Opinion: Human rights (Joran van der Sloot)POSTED: 11/29/11 7:10 AM
Joran van der Sloot has been a pain in the neck to a lot of people ever since the disappearance of Alabama teenager Natalee Holloway on May 30, 2005. For five years, Van der Sloot was the darling of some media; for some reason, editors like to refer to the murder-suspect who threw the Aruban tourism industry in a tailspin, as Joran.
That sounds too endearing to our taste for a young man who is suspected of such a horrible crime. He squeezed, if we remember correctly, $25,000 out of the Holloway family with a promise to finally reveal what he had done with their daughter’s body.
Exactly five years after Holloway’s disappearance, Van der Sloot got involved in a murder case in Peru of all places. The troubled Dutchman murdered 21-year old student Stephanie Flores and robbed her for good measure.
Van der Sloot fled to Chili, got caught there and unceremoniously sent back to Peru where he has been sweating it ever since in the infamous Castro Castro prison in Lima. His trial will begin sometime in January of next year.
The presumption of innocence applies to everyone who goes on trial and it therefore also applies to Van der Sloot. But it is fair to say that sympathy is not on his side. The Holloway-family is not alone in the cheering section on this one.
Even in his dire circumstances, Van der Sloot manages to capture the attention of a global audience. Last week he did it again, this time with an outlandish claim for damages against Chile for violating his human rights.
A tidy sum of $10 million is Van der Sloot’s idea about compensation about what these south-American regimes have done to him. His attorney has addressed the Inter-American commission on human rights, conveniently forgetting that his client had no second thoughts about his victims’ human rights.

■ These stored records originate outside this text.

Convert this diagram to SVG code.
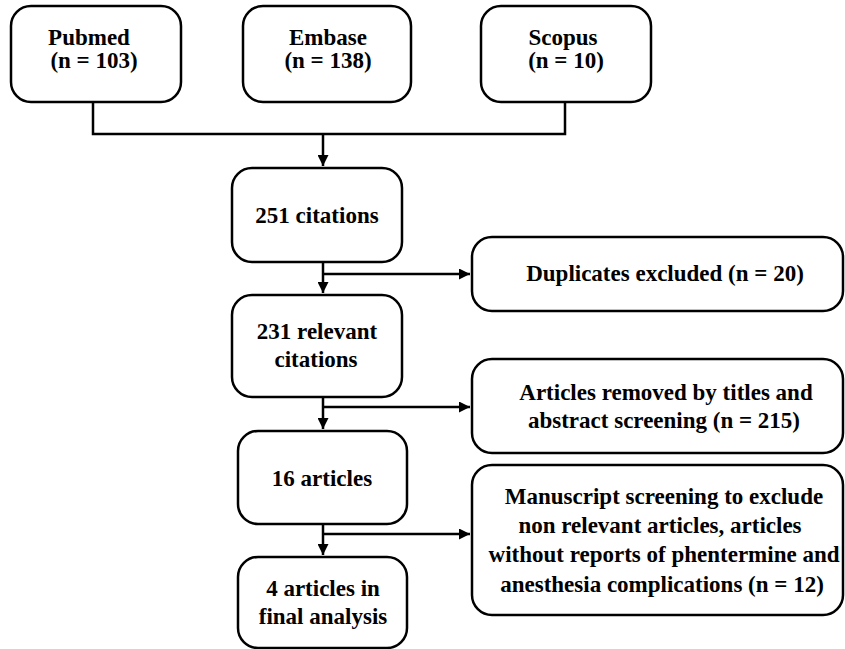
<svg xmlns="http://www.w3.org/2000/svg" width="845" height="649" viewBox="0 0 845 649">
<style>
.box{fill:#fff;stroke:#000;stroke-width:2.5}
.t{font-family:'Liberation Serif','Times New Roman',Tinos,'Nimbus Roman','DejaVu Serif',serif;font-weight:700;font-size:23px;fill:#000;text-anchor:middle}
.c{fill:none;stroke:#000;stroke-width:2.5}
</style>
<defs>
<marker id="ah" viewBox="0 0 10 10" refX="10" refY="5" markerWidth="4.4" markerHeight="4.4" markerUnits="strokeWidth" orient="auto">
<path d="M0,0 L10,5 L0,10 Z" fill="#000"/>
</marker>
</defs>
<rect width="845" height="649" fill="#fff"/>
<g id="connectors">
<path class="c" d="M93,102 V134 H565 V102"/>
<path class="c" d="M323,134 V166" marker-end="url(#ah)"/>
<path class="c" d="M323,262 V293" marker-end="url(#ah)"/>
<path class="c" d="M323,274 H470" marker-end="url(#ah)"/>
<path class="c" d="M323,397 V429" marker-end="url(#ah)"/>
<path class="c" d="M323,407 H470" marker-end="url(#ah)"/>
<path class="c" d="M323,524 V555" marker-end="url(#ah)"/>
<path class="c" d="M323,534 H470" marker-end="url(#ah)"/>
</g>
<g id="pubmed">
<rect class="box" x="11" y="6" width="170" height="96" rx="20"/>
<text class="t" x="89" y="45">Pubmed</text>
<text class="t" x="94" y="68">(n = 103)</text>
</g>
<g id="embase">
<rect class="box" x="243" y="6" width="168" height="96" rx="20"/>
<text class="t" x="328" y="45">Embase</text>
<text class="t" x="328" y="68">(n = 138)</text>
</g>
<g id="scopus">
<rect class="box" x="481" y="6" width="170" height="96" rx="20"/>
<text class="t" x="563" y="45">Scopus</text>
<text class="t" x="566" y="68">(n = 10)</text>
</g>
<g id="citations251">
<rect class="box" x="232" y="168" width="170" height="94" rx="20"/>
<text class="t" x="317" y="223">251 citations</text>
</g>
<g id="duplicates">
<rect class="box" x="472" y="237" width="371" height="74" rx="20"/>
<text class="t" x="665" y="281">Duplicates excluded (n = 20)</text>
</g>
<g id="relevant231">
<rect class="box" x="232" y="295" width="170" height="102" rx="20"/>
<text class="t" x="317" y="339">231 relevant</text>
<text class="t" x="316" y="367">citations</text>
</g>
<g id="removed">
<rect class="box" x="472" y="359" width="371" height="94" rx="20"/>
<text class="t" x="666" y="400">Articles removed by titles and</text>
<text class="t" x="664" y="428">abstract screening (n = 215)</text>
</g>
<g id="articles16">
<rect class="box" x="238" y="431" width="169" height="93" rx="20"/>
<text class="t" x="322" y="486">16 articles</text>
</g>
<g id="manuscript">
<rect class="box" x="472" y="465" width="371" height="150" rx="20"/>
<text class="t" x="664" y="504">Manuscript screening to exclude</text>
<text class="t" x="660" y="533">non relevant articles, articles</text>
<text class="t" x="664" y="562">without reports of phentermine and</text>
<text class="t" x="662" y="592">anesthesia complications (n = 12)</text>
</g>
<g id="final4">
<rect class="box" x="238" y="557" width="169" height="91" rx="20"/>
<text class="t" x="323" y="596">4 articles in</text>
<text class="t" x="323" y="624">final analysis</text>
</g>
</svg>
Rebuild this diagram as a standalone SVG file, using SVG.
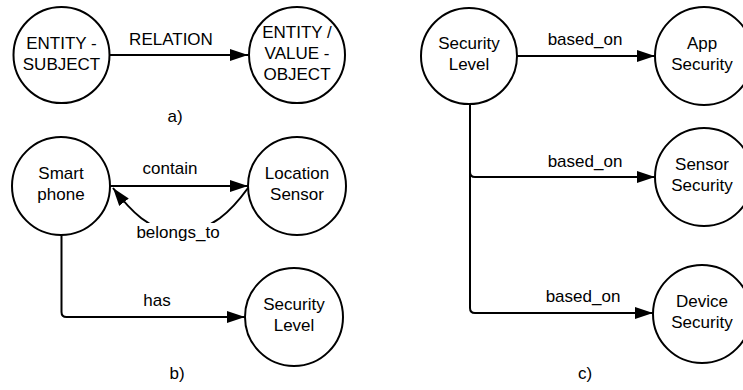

Ten million bucks? It is easy to believe that inmates in the Castro Castro prison lose their mind if they stay there long enough and Van der Sloot seems to be a good example.
When his trial comes up a possible violation of his rights may of course come up for consideration and a judge may find reason to lower his sentence because of it. Fair enough – there is no reason to give Van der Sloot a different treatment from anybody else, though the boy has done his utmost to become the most hated Dutchman on the planet during the past six years.

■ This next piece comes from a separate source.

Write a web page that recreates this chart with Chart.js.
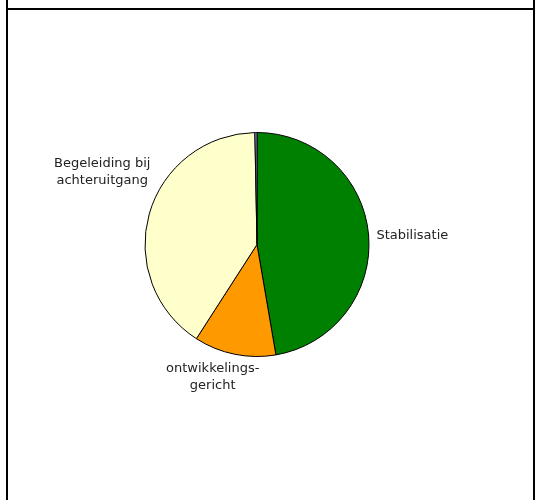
<!DOCTYPE html>
<html>
<head>
<meta charset="utf-8">
<script src="https://cdn.jsdelivr.net/npm/chart.js@4/dist/chart.umd.min.js"></script>
<style>
  body { margin: 0; background: #fff; overflow: hidden; }
  #wrap { position: relative; width: 536px; height: 500px; }
  #pie { position: absolute; left: 0; top: 0; }
  .frame { position: absolute; left: 6px; top: -10px; width: 525px; height: 600px;
           border-left: 2px solid #000; border-right: 2px solid #000; }
  .topline { position: absolute; left: 6px; top: 8px; width: 529px; height: 2px; background: #000; }
</style>
</head>
<body>
<div id="wrap">
  <canvas id="pie" width="536" height="500"></canvas>
  <div class="frame"></div>
  <div class="topline"></div>
</div>
<script>
const categories = ['Stabilisatie', ['ontwikkelings-', 'gericht'], ['Begeleiding bij', 'achteruitgang'], ''];
const values = [47.3, 11.8, 40.6, 0.3];
const sliceColors = ['#008000', '#FF9900', '#FFFFCC', '#9999FF'];

// labels buiten de taart, geplaatst vanaf de hoek van elk segment
const outsideLabels = {
  id: 'outsideLabels',
  afterDatasetsDraw(chart, args, opts) {
    const ctx = chart.ctx;
    const meta = chart.getDatasetMeta(0);
    ctx.save();
    ctx.font = opts.font;
    ctx.fillStyle = opts.color;
    ctx.textBaseline = 'top';
    ctx.textAlign = 'center';
    meta.data.forEach((arc, i) => {
      let lines = chart.data.labels[i];
      if (!lines || !lines.length) return;
      if (!Array.isArray(lines)) lines = [lines];
      const p = arc.getProps(['x', 'y', 'startAngle', 'endAngle', 'outerRadius'], true);
      const mid = (p.startAngle + p.endAngle) / 2;
      const ux = Math.cos(mid), uy = Math.sin(mid);
      const ax = p.x + ux * (p.outerRadius + opts.pad);
      const ay = p.y + uy * (p.outerRadius + opts.pad);
      const w = Math.max(...lines.map(l => ctx.measureText(l).width));
      const h = lines.length * opts.lineHeight;
      const nudge = opts.nudge[i] || [0, 0];
      const left = ax + (ux - 1) / 2 * w + nudge[0];
      const top = ay + (uy - 1) / 2 * h + nudge[1];
      lines.forEach((l, k) => ctx.fillText(l, left + w / 2, top + k * opts.lineHeight));
    });
    ctx.restore();
  }
};

const ctx = document.getElementById('pie').getContext('2d');
new Chart(ctx, {
  type: 'pie',
  data: {
    labels: categories,
    datasets: [{
      data: values,
      backgroundColor: sliceColors,
      borderColor: '#000',
      borderWidth: 1
    }]
  },
  options: {
    responsive: false,
    animation: false,
    layout: { padding: { left: 144.5, right: 166.5, top: 132, bottom: 143 } },
    plugins: {
      legend: { display: false },
      tooltip: { enabled: false },
      outsideLabels: {
        font: '13px "DejaVu Sans"',
        color: '#222',
        pad: 8,
        lineHeight: 17,
        nudge: [[0, 4], [-11, 0], [7, -33]]
      }
    }
  },
  plugins: [outsideLabels]
});
</script>
</body>
</html>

Beth Holloway is obviously looking forward to the moment they lock up Van der Sloot for thirty years. The thought that he might have even a miniscule chance of collecting ten million dollars from Chile for a human rights violation will be too much for her. We’re confident that Mrs. Holloway won’t have to spend sleepless nights over this issue, because Van der Sloot will never see that money. Take our word for it.